• _EXERCISE OBJECTIVE_
Reproduce the listing below in full and without alteration, apart from its pictures.

• _INFORMATION PROVIDED_
====
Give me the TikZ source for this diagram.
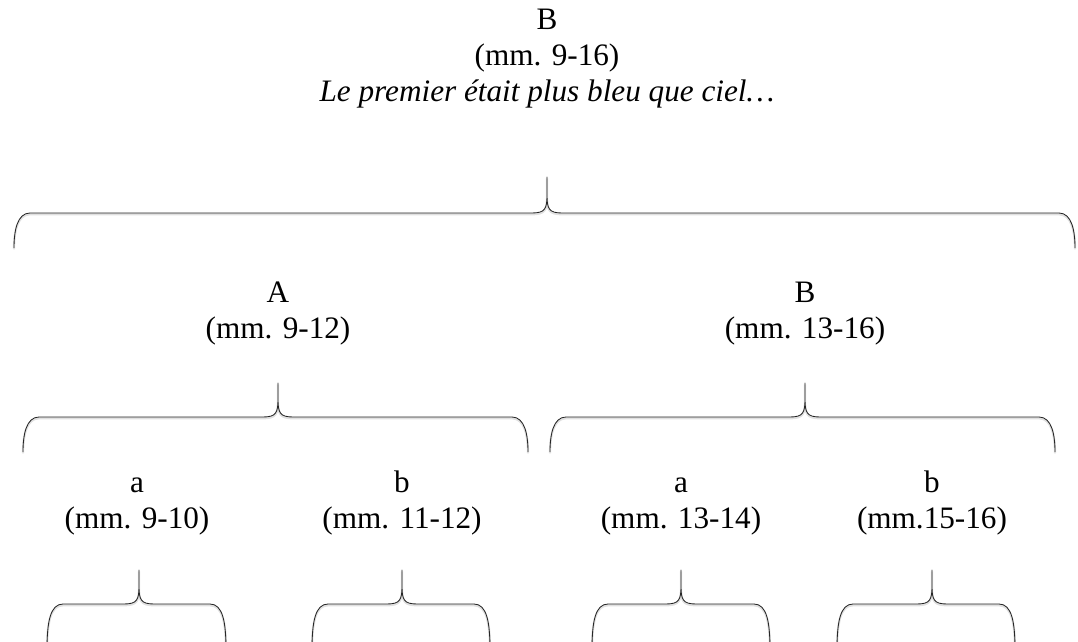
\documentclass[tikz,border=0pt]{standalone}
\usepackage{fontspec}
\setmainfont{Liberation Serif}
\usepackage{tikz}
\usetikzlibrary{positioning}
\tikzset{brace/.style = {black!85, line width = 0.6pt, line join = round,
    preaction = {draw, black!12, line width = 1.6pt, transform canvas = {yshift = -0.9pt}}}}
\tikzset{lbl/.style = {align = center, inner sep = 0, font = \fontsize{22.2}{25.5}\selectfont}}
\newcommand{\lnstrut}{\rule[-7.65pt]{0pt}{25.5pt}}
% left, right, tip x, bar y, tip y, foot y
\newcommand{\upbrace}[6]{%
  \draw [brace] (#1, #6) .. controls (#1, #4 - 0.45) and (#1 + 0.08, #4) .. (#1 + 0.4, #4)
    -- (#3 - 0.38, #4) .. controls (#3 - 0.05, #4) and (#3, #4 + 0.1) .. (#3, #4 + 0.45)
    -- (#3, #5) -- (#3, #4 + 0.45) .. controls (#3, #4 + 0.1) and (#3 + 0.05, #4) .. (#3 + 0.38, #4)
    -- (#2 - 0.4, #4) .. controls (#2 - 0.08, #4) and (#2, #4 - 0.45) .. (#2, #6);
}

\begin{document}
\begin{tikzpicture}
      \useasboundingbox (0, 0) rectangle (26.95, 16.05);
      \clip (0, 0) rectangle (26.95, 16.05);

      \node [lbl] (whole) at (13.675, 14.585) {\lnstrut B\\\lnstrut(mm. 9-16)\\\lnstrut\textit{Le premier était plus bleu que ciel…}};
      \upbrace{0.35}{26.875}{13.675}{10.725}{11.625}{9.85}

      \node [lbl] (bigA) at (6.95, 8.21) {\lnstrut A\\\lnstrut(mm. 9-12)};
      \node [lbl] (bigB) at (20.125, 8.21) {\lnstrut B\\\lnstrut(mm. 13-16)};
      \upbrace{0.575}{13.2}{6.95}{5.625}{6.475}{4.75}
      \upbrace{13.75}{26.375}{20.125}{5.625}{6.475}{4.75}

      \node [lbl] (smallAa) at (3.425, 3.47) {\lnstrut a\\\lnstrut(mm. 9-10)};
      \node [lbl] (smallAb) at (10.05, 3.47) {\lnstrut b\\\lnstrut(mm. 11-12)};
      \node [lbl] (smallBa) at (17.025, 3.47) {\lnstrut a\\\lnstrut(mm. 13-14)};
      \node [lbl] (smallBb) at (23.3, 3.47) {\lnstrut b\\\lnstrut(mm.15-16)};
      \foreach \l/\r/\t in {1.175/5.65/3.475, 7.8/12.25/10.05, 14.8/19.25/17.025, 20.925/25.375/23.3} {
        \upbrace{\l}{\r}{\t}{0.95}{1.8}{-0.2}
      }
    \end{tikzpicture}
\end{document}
====
• _WRITTEN RESPONSE_
Give me the TikZ source for this diagram.
\documentclass[tikz,border=0pt]{standalone}
\usepackage{fontspec}
\setmainfont{Liberation Serif}
\usepackage{tikz}
\usetikzlibrary{positioning}
\tikzset{brace/.style = {black!85, line width = 0.6pt, line join = round,
    preaction = {draw, black!12, line width = 1.6pt, transform canvas = {yshift = -0.9pt}}}}
\tikzset{lbl/.style = {align = center, inner sep = 0, font = \fontsize{22.2}{25.5}\selectfont}}
\newcommand{\lnstrut}{\rule[-7.65pt]{0pt}{25.5pt}}
% left, right, tip x, bar y, tip y, foot y
\newcommand{\upbrace}[6]{%
  \draw [brace] (#1, #6) .. controls (#1, #4 - 0.45) and (#1 + 0.08, #4) .. (#1 + 0.4, #4)
    -- (#3 - 0.38, #4) .. controls (#3 - 0.05, #4) and (#3, #4 + 0.1) .. (#3, #4 + 0.45)
    -- (#3, #5) -- (#3, #4 + 0.45) .. controls (#3, #4 + 0.1) and (#3 + 0.05, #4) .. (#3 + 0.38, #4)
    -- (#2 - 0.4, #4) .. controls (#2 - 0.08, #4) and (#2, #4 - 0.45) .. (#2, #6);
}

\begin{document}
\begin{tikzpicture}
      \useasboundingbox (0, 0) rectangle (26.95, 16.05);
      \clip (0, 0) rectangle (26.95, 16.05);

      \node [lbl] (whole) at (13.675, 14.585) {\lnstrut B\\\lnstrut(mm. 9-16)\\\lnstrut\textit{Le premier était plus bleu que ciel…}};
      \upbrace{0.35}{26.875}{13.675}{10.725}{11.625}{9.85}

      \node [lbl] (bigA) at (6.95, 8.21) {\lnstrut A\\\lnstrut(mm. 9-12)};
      \node [lbl] (bigB) at (20.125, 8.21) {\lnstrut B\\\lnstrut(mm. 13-16)};
      \upbrace{0.575}{13.2}{6.95}{5.625}{6.475}{4.75}
      \upbrace{13.75}{26.375}{20.125}{5.625}{6.475}{4.75}

      \node [lbl] (smallAa) at (3.425, 3.47) {\lnstrut a\\\lnstrut(mm. 9-10)};
      \node [lbl] (smallAb) at (10.05, 3.47) {\lnstrut b\\\lnstrut(mm. 11-12)};
      \node [lbl] (smallBa) at (17.025, 3.47) {\lnstrut a\\\lnstrut(mm. 13-14)};
      \node [lbl] (smallBb) at (23.3, 3.47) {\lnstrut b\\\lnstrut(mm.15-16)};
      \foreach \l/\r/\t in {1.175/5.65/3.475, 7.8/12.25/10.05, 14.8/19.25/17.025, 20.925/25.375/23.3} {
        \upbrace{\l}{\r}{\t}{0.95}{1.8}{-0.2}
      }
    \end{tikzpicture}
\end{document}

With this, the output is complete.